Nothing is set in stone and there is room for change when you make up your plan. Part of confidence is knowing when something isn’t working and to have the courage to adjust. By doing this quickly, you will not lose face. In fact, when you make the decision to change you will show that you maintain the confidence needed. No one can be right 100% of the time. The key is to try not to be wishy-washy when altering your path. Be firm on why you are changing and make the decision quickly.

 

Taking the steps to becoming more confident is entirely plausible. Confidence will naturally lead to becoming more influential. It takes commitment and time. But the rewards are simply too great to ignore.

 


How to Win Friends and Influence People


You may recognize the title of this article. It is that of a book written by the late Dale Carnegie. The advice in the book remains timeless.

 

In no way is this meant to steal from the original book. This was written as a kind of review of the book and as a reminder that this book can truly serve as a life guide on how to be influential. The book spells out some common-sense techniques, yet many people fail to implement them, even after they have read the book. This is why Dale Carnegie himself, suggested using the book as a reference after the first read.

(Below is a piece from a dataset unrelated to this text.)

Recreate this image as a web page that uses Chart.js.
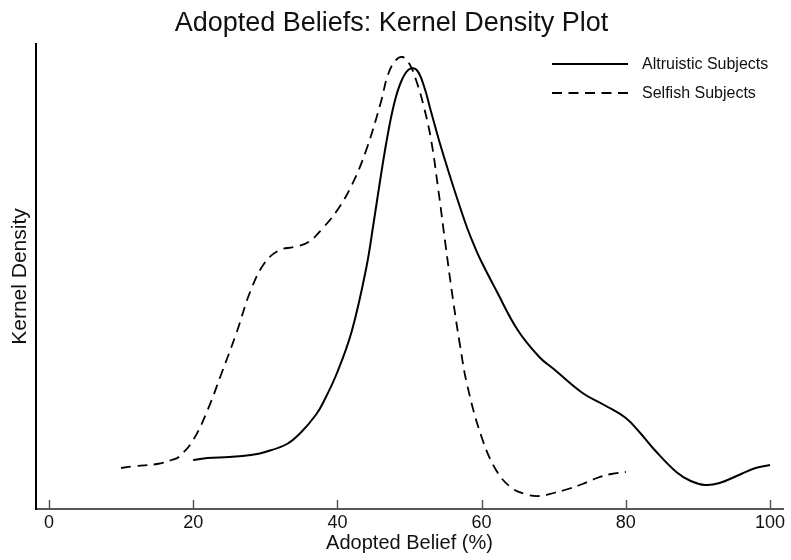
<!DOCTYPE html>
<html>
<head>
<meta charset="utf-8">
<script src="https://cdn.jsdelivr.net/npm/chart.js@4.4.1/dist/chart.umd.min.js"></script>
<style>
  html, body { margin: 0; padding: 0; background: #fff; }
  #wrap { width: 791px; height: 560px; }
</style>
</head>
<body>
<div id="wrap"><canvas id="densityChart"></canvas></div>
<script>
// kernel density estimates, adopted belief (%) vs density
var altruisticX = [20, 22, 25, 28, 30, 33, 35, 37, 38, 40, 42, 44, 45, 46, 47, 48, 49, 50, 51, 52, 53, 54, 55, 56, 57, 58, 59, 60, 62, 65, 68, 70, 74, 77, 80, 82, 84, 87, 89, 91, 93, 96, 98, 100];
var altruisticDensity = [0.0049, 0.0051, 0.0052, 0.0054, 0.0057, 0.0065, 0.0077, 0.0094, 0.0106, 0.0137, 0.0178, 0.0241, 0.0285, 0.0332, 0.0375, 0.0409, 0.0430, 0.0440, 0.0439, 0.0423, 0.0397, 0.0371, 0.0347, 0.0324, 0.0302, 0.0281, 0.0263, 0.0247, 0.0219, 0.0179, 0.0152, 0.0140, 0.0116, 0.0104, 0.0091, 0.0076, 0.0059, 0.0037, 0.0028, 0.0024, 0.0026, 0.0035, 0.0041, 0.0044];

var selfishX = [10, 12, 15, 17, 18, 20, 22, 24, 26, 28, 30, 32, 34, 36, 38, 40, 42, 44, 46, 47, 48, 49, 50, 51, 52, 53, 54, 55, 56, 57, 58, 60, 62, 64, 66, 68, 70, 72, 74, 76, 78, 80];
var selfishDensity = [0.0041, 0.0043, 0.0045, 0.0049, 0.0052, 0.0069, 0.0099, 0.0137, 0.0176, 0.0219, 0.0247, 0.0259, 0.0262, 0.0267, 0.0281, 0.0299, 0.0324, 0.0359, 0.0406, 0.0434, 0.0448, 0.0452, 0.0445, 0.0427, 0.0402, 0.0369, 0.0319, 0.0264, 0.0211, 0.0164, 0.0124, 0.0072, 0.0039, 0.0022, 0.0015, 0.0013, 0.0016, 0.0020, 0.0025, 0.0031, 0.0035, 0.0037];

var xTicks = [0, 20, 40, 60, 80, 100];
var seriesNames = ['Altruistic Subjects', 'Selfish Subjects'];

var FONT = '"Liberation Sans", Arial, Helvetica, sans-serif';

function toPoints(xs, ys) {
  return xs.map(function (x, i) { return { x: x, y: ys[i] }; });
}

// x tick marks point up into the plot, so draw them here
var innerTicks = {
  id: 'innerTicks',
  afterDraw: function (chart) {
    var ctx = chart.ctx;
    var xs = chart.scales.x;
    var base = chart.chartArea.bottom;
    ctx.save();
    ctx.strokeStyle = '#555';
    ctx.lineWidth = 1.5;
    xTicks.forEach(function (v) {
      var px = Math.round(xs.getPixelForValue(v)) + 0.5;
      ctx.beginPath();
      ctx.moveTo(px, base);
      ctx.lineTo(px, base - 9);
      ctx.stroke();
    });
    ctx.restore();
  }
};

// legend drawn inside the plot, top right, as short line samples + labels
var insideLegend = {
  id: 'insideLegend',
  afterDraw: function (chart) {
    var ctx = chart.ctx;
    var x0 = 552, x1 = 628, tx = 642;
    var rows = [64, 93];
    ctx.save();
    chart.data.datasets.forEach(function (ds, i) {
      var y = rows[i];
      ctx.beginPath();
      ctx.setLineDash(ds.borderDash || []);
      ctx.lineWidth = ds.borderWidth;
      ctx.strokeStyle = ds.borderColor;
      ctx.moveTo(x0, y);
      ctx.lineTo(x1, y);
      ctx.stroke();
      ctx.setLineDash([]);
      ctx.fillStyle = '#111';
      ctx.font = '16px ' + FONT;
      ctx.textBaseline = 'middle';
      ctx.textAlign = 'left';
      ctx.fillText(ds.label, tx, y + 1);
    });
    ctx.restore();
  }
};

var ctx = document.getElementById('densityChart').getContext('2d');
var densityChart = new Chart(ctx, {
  type: 'line',
  data: {
    datasets: [{
      label: seriesNames[0],
      data: toPoints(altruisticX, altruisticDensity),
      borderColor: '#000',
      borderWidth: 2,
      backgroundColor: 'transparent',
      pointRadius: 0,
      tension: 0.4
    },
    {
      label: seriesNames[1],
      data: toPoints(selfishX, selfishDensity),
      borderColor: '#000',
      borderWidth: 1.8,
      borderDash: [10, 6.5],
      backgroundColor: 'transparent',
      pointRadius: 0,
      tension: 0.4
    }]
  },
  options: {
    responsive: true,
    maintainAspectRatio: false,
    animation: false,
    layout: { padding: { left: 0, right: 8, top: 0, bottom: 0 } },
    plugins: {
      legend: { display: false },
      tooltip: { enabled: false },
      title: {
        display: true,
        text: 'Adopted Beliefs: Kernel Density Plot',
        color: '#111',
        font: { family: FONT, size: 27, weight: 'normal', lineHeight: 1.2 },
        padding: { top: 7, bottom: 4.6 }
      }
    },
    scales: {
      x: {
        type: 'linear',
        min: -1.8,
        max: 101.8,
        afterBuildTicks: function (scale) {
          scale.ticks = xTicks.map(function (v) { return { value: v }; });
        },
        afterFit: function (scale) { scale.height = 51; },
        ticks: {
          color: '#111',
          font: { family: FONT, size: 18 },
          padding: 3,
          maxRotation: 0,
          autoSkip: false
        },
        grid: { display: false, drawTicks: false },
        border: { display: true, color: '#555', width: 2 },
        title: {
          display: true,
          text: 'Adopted Belief (%)',
          color: '#111',
          font: { family: FONT, size: 20 },
          padding: { top: 0, bottom: 5 }
        }
      },
      y: {
        type: 'linear',
        min: 0,
        max: 0.0465,
        afterFit: function (scale) { scale.width = 36; },
        ticks: { display: false },
        grid: { display: false, drawTicks: false },
        border: { display: true, color: '#000', width: 2 },
        title: {
          display: true,
          text: 'Kernel Density',
          color: '#111',
          font: { family: FONT, size: 21 },
          padding: { top: 8, bottom: 0 }
        }
      }
    }
  },
  plugins: [innerTicks, insideLegend]
});
</script>
</body>
</html>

It’s important to reinforce the techniques described from time-to-time.

 

If you haven’t read the book (and you should), Carnegie describes techniques that make people want to be with you. One is the simple technique of using somebody’s name. This requires that you remember the name when a person is first introduced to you. But once you know the name, be sure to use it whenever you come in contact with that person. People value their names more than you could possibly imagine. The next time someone says your name when speaking to you, pay attention to how that makes you feel. It is likely to make you feel a connection with that person on a level that you probably took for granted in the past.

 

Another technique that Carnegie describes is to pay attention to other peoples’ likes and wants. If you know somebody that is into elephants, for example, when you come across items related to elephants, make that person aware of it. Carnegie goes into much greater depth about this, but you get the general idea. Take a genuine interest in others and you will find them drawing towards you more and more.

 

The techniques described in the book really are common sense, but they work. There are several other techniques that are described which can really give you those influencing abilities you want to acquire. What’s great about his techniques is they are not difficult to incorporate into your life and yet they have a tremendous impact in how you are looked upon by others. It is almost magical at how well it works.

 

It should be noted that Carnegie wrote the book to help salespeople sell better. The book was actually a by-product of a course he developed with the same motivation. You do not need to be a salesperson to take advantage of the techniques contained in this book.